Woodview School, Woolshed, Australia, 2014 (Photos by Denise Santos)

First, my eyes were directed to the entire classroom, then to the teacher’s desk, for more details. Finally, my attention was captured by a list of rules to be followed by school teachers in 1915. The list is a gold mine of ideas: it can inspire activities for using modal verbs; it can serve as a starting point for a lesson dealing with teachers’ obligations (or the obligations of any other type of professional from the past, the present and even the future); it can serve as a reference for conversations or debates about the role of women in society; about clothing, to name a few topics.

And so ideas pop up, often from everyday situations. I’ve recenty written a post about how a walk by a river in a cold autumn morning led me to think about ways of promoting multisensorial experiences in online classes.

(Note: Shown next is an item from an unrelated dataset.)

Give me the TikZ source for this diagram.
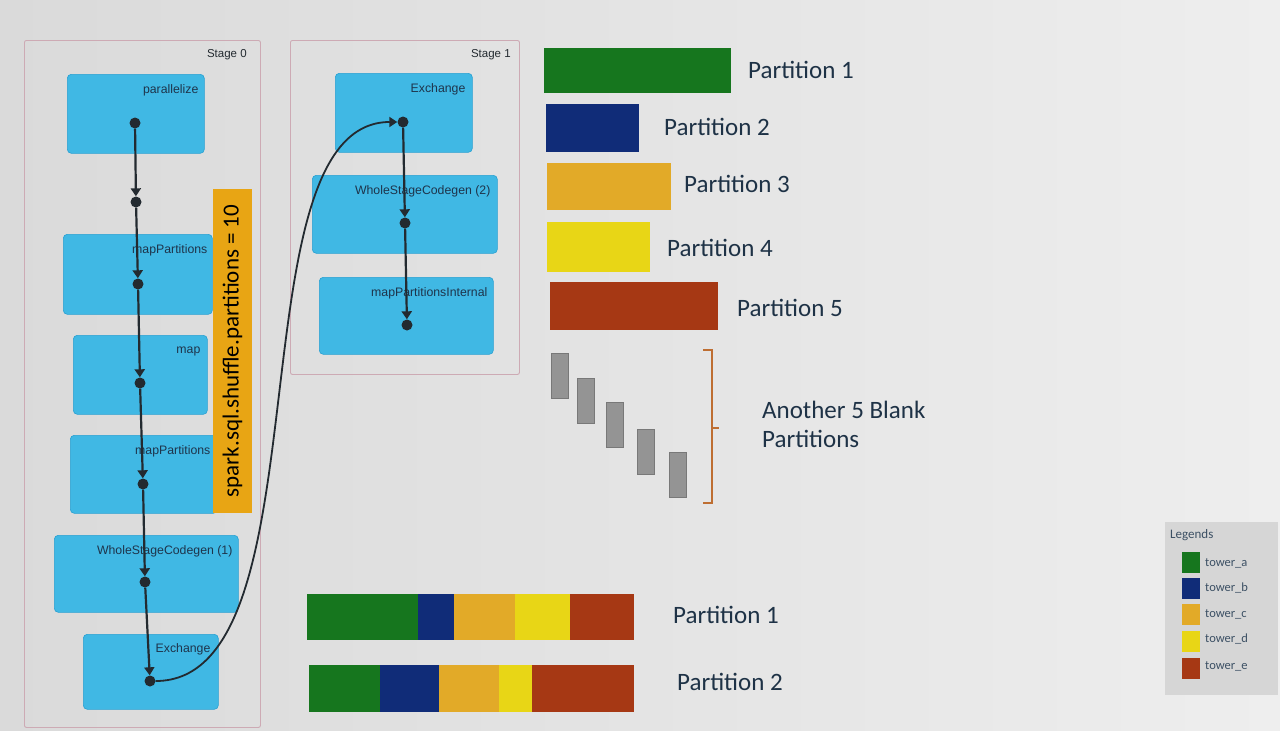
\documentclass[tikz,border=0pt]{standalone}
\usepackage{fontspec}
\setmainfont{Carlito}
\newfontfamily\arialf{Liberation Sans}
\usetikzlibrary{arrows.meta}
\definecolor{bgL}{RGB}{218,218,218}
\definecolor{bgR}{RGB}{238,238,238}
\definecolor{nodeblue}{RGB}{64,184,228}
\definecolor{nodeedge}{RGB}{40,160,210}
\definecolor{stageedge}{RGB}{205,170,180}
\definecolor{lblue}{RGB}{30,52,75}
\definecolor{flowc}{RGB}{35,42,48}
\definecolor{orangeb}{RGB}{232,165,20}
\definecolor{ta}{RGB}{22,118,30}
\definecolor{tb}{RGB}{16,44,120}
\definecolor{tc}{RGB}{226,170,40}
\definecolor{td}{RGB}{232,214,22}
\definecolor{te}{RGB}{166,56,20}
\definecolor{ptext}{RGB}{30,50,70}
\definecolor{blankg}{RGB}{148,148,148}
\definecolor{blankd}{RGB}{120,120,120}
\definecolor{bracec}{RGB}{190,110,50}
\definecolor{legendg}{RGB}{214,214,214}
\definecolor{legtext}{RGB}{60,80,100}
\tikzset{
  stagebox/.style={draw=stageedge, line width=0.9pt, rounded corners=2pt, anchor=north west, inner sep=0pt},
  opbox/.style={draw=nodeedge, fill=nodeblue, rounded corners=4pt, anchor=north west, inner sep=0pt, line width=0.6pt},
  oplabel/.style={font=\arialf\fontsize{12.3}{14}\selectfont, text=lblue, anchor=east, inner sep=0pt},
  stagelabel/.style={font=\arialf\fontsize{11.5}{13}\selectfont, text=flowc, anchor=east, inner sep=0pt},
  fdot/.style={circle, fill=flowc, inner sep=0pt, minimum size=11pt},
  flow/.style={draw=flowc, line width=2.2pt, -{Triangle[width=10pt,length=8pt]}},
  ptxt/.style={font=\fontsize{25}{29}\selectfont, text=ptext, anchor=west, inner sep=0pt},
  bar/.style={anchor=north west, inner sep=0pt, draw=none},
  blank/.style={anchor=north west, inner sep=0pt, fill=blankg, draw=blankd, line width=0.6pt, minimum width=17, minimum height=45},
  swatch/.style={anchor=north west, inner sep=0pt, minimum width=18, minimum height=21},
  legtxt/.style={font=\fontsize{12.5}{14}\selectfont, text=legtext, anchor=west, inner sep=0pt}
}
\begin{document}
\begin{tikzpicture}[x=1pt,y=-1pt]
\useasboundingbox (0,0) rectangle (1280,731);
\shade[left color=bgL, right color=bgR] (0,0) rectangle (1280,731);

% Stage boxes
\node[stagebox, minimum width=236, minimum height=687] (st0) at (24,40) {};
\node[stagebox, minimum width=229, minimum height=334] (st1) at (290,40) {};
\node[stagelabel] (st0L) at ([xshift=-14pt,yshift=-15pt]st0.north east) {Stage 0};
\node[stagelabel] (st1L) at ([xshift=-9pt,yshift=-15pt]st1.north east) {Stage 1};

% Stage 0 operators
\node[opbox, minimum width=137, minimum height=79] (par) at (67,74) {};
\node[oplabel] (parL) at ([xshift=-6pt,yshift=-16pt]par.north east) {parallelize};
\node[opbox, minimum width=149, minimum height=80] (mp1) at (63,234) {};
\node[oplabel] (mp1L) at ([xshift=-5pt,yshift=-16pt]mp1.north east) {mapPartitions};
\node[opbox, minimum width=134, minimum height=79] (map) at (73,335) {};
\node[oplabel] (mapL) at ([xshift=-7pt,yshift=-16pt]map.north east) {map};
\node[opbox, minimum width=147, minimum height=78] (mp2) at (70,435) {};
\node[oplabel] (mp2L) at ([xshift=-7pt,yshift=-16pt]mp2.north east) {mapPartitions};
\node[opbox, minimum width=184, minimum height=77] (wsc1) at (54,535) {};
\node[oplabel] (wsc1L) at ([xshift=-6pt,yshift=-16pt]wsc1.north east) {WholeStageCodegen (1)};
\node[opbox, minimum width=135, minimum height=75] (ex0) at (83,634) {};
\node[oplabel] (ex0L) at ([xshift=-8pt,yshift=-15pt]ex0.north east) {Exchange};

% Stage 1 operators
\node[opbox, minimum width=137, minimum height=79] (ex1) at (335,73) {};
\node[oplabel] (ex1L) at ([xshift=-7pt,yshift=-16pt]ex1.north east) {Exchange};
\node[opbox, minimum width=185, minimum height=78] (wsc2) at (312,175) {};
\node[oplabel] (wsc2L) at ([xshift=-7pt,yshift=-16pt]wsc2.north east) {WholeStageCodegen (2)};
\node[opbox, minimum width=174, minimum height=77] (mpi) at (319,277) {};
\node[oplabel] (mpiL) at ([xshift=-6pt,yshift=-16pt]mpi.north east) {mapPartitionsInternal};

% orange annotation
\node[fill=orangeb, rotate=90, minimum width=324, minimum height=39, inner sep=0pt,
      font=\fontsize{23}{25}\selectfont, text=black] (conf) at (232.5,351) {spark.sql.shuffle.partitions = 10};

% flow dots
\node[fdot] (a1) at (135,123) {};
\node[fdot] (a2) at (136,202) {};
\node[fdot] (a3) at (138,284) {};
\node[fdot] (a4) at (140,383) {};
\node[fdot] (a5) at (143,484) {};
\node[fdot] (a6) at (145,582) {};
\node[fdot] (a7) at (150,681) {};
\node[fdot] (b1) at (403,122) {};
\node[fdot] (b2) at (405,223) {};
\node[fdot] (b3) at (407,325) {};

\draw[flow] (a1) -- (a2);
\draw[flow] (a2) -- (a3);
\draw[flow] (a3) -- (a4);
\draw[flow] (a4) -- (a5);
\draw[flow] (a5) -- (a6);
\draw[flow] (a6) -- (a7);
\draw[flow] (b1) -- (b2);
\draw[flow] (b2) -- (b3);
\draw[flow, line width=1.8pt] (a7) .. controls (330,681) and (230,122) .. (b1);

% Top partitions
\node[bar, fill=ta, minimum width=187, minimum height=45] (p1) at (544,48) {};
\node[ptxt] (p1L) at (748,70) {Partition 1};
\node[bar, fill=tb, minimum width=93, minimum height=48] (p2) at (546,104) {};
\node[ptxt] (p2L) at (664,127) {Partition 2};
\node[bar, fill=tc, minimum width=124, minimum height=47] (p3) at (547,163) {};
\node[ptxt] (p3L) at (684,184) {Partition 3};
\node[bar, fill=td, minimum width=103, minimum height=50] (p4) at (547,222) {};
\node[ptxt] (p4L) at (667,248) {Partition 4};
\node[bar, fill=te, minimum width=168, minimum height=48] (p5) at (550,282) {};
\node[ptxt] (p5L) at (737,308) {Partition 5};

% Blank partitions
\node[blank] (k1) at (551,353) {};
\node[blank] (k2) at (577,378) {};
\node[blank] (k3) at (606,402) {};
\node[blank] (k4) at (637,429) {};
\node[blank] (k5) at (669,452) {};
\draw[bracec, line width=1.3pt] (703,350) -- (712,350) -- (712,503) -- (703,503);
\draw[bracec, line width=1.3pt] (712,428) -- (719,428);
\node[ptxt, align=left] (blankL) at (762,424) {Another 5 Blank\\Partitions};

% Bottom partitions
\fill[ta] (307,594) rectangle (418,640);
\fill[tb] (418,594) rectangle (454,640);
\fill[tc] (454,594) rectangle (515,640);
\fill[td] (515,594) rectangle (570,640);
\fill[te] (570,594) rectangle (634,640);
\node[ptxt] (q1L) at (673,615) {Partition 1};
\fill[ta] (309,665) rectangle (380,712);
\fill[tb] (380,665) rectangle (439,712);
\fill[tc] (439,665) rectangle (499,712);
\fill[td] (499,665) rectangle (532,712);
\fill[te] (532,665) rectangle (634,712);
\node[ptxt] (q2L) at (677,682) {Partition 2};

% Legend
\node[anchor=north west, fill=legendg, minimum width=113, minimum height=173, inner sep=0pt] (leg) at (1165,522) {};
\node[legtxt, font=\fontsize{13}{15}\selectfont] (legT) at (1170,535) {Legends};
\node[swatch, fill=ta] (sa) at (1182,552) {};
\node[legtxt] (saL) at (1205,563) {tower\_a};
\node[swatch, fill=tb] (sb) at (1182,578) {};
\node[legtxt] (sbL) at (1205,588) {tower\_b};
\node[swatch, fill=tc] (sc) at (1182,604) {};
\node[legtxt] (scL) at (1205,614) {tower\_c};
\node[swatch, fill=td] (sd) at (1182,631) {};
\node[legtxt] (sdL) at (1205,639) {tower\_d};
\node[swatch, fill=te] (se) at (1182,658) {};
\node[legtxt] (seL) at (1205,666) {tower\_e};
\end{tikzpicture}
\end{document}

Before moving on to my final tip, let me leave a subsidiary tip here: keep a record of your ideas the moment they reach you, otherwise you may forget them. I usually write down my ideas on my mobile phone or in a notebook that I always have at hand. If I can’t write (if I’m walking for example) I record my thoughts in a voice memo on my mobile.

6 Look at your professional career from a perspective

I believe that my constant, continuous professional rethinking helps me to make my current ideas more refined. I like to rummage through things I wrote in the past, trying to answer: why did I write this? For what pedagogical purpose? What do I think of this idea today? If my thinking has changed, why has it changed? What has been gained from the changes? What has been lost? I try to engage in this type of thinking about the present too, trying to see what I’m currently writing from a perspective. My outside-self keeps asking me: why am I writing about this today, and why am I writing in this particular way? How are my current beliefs and priorities likely to be seen in the future? Is there a misconception or another problem here that I need to consider?

And here are my tips. I hope my thoughts can help you develop new, inspiring, creative, exciting ideas.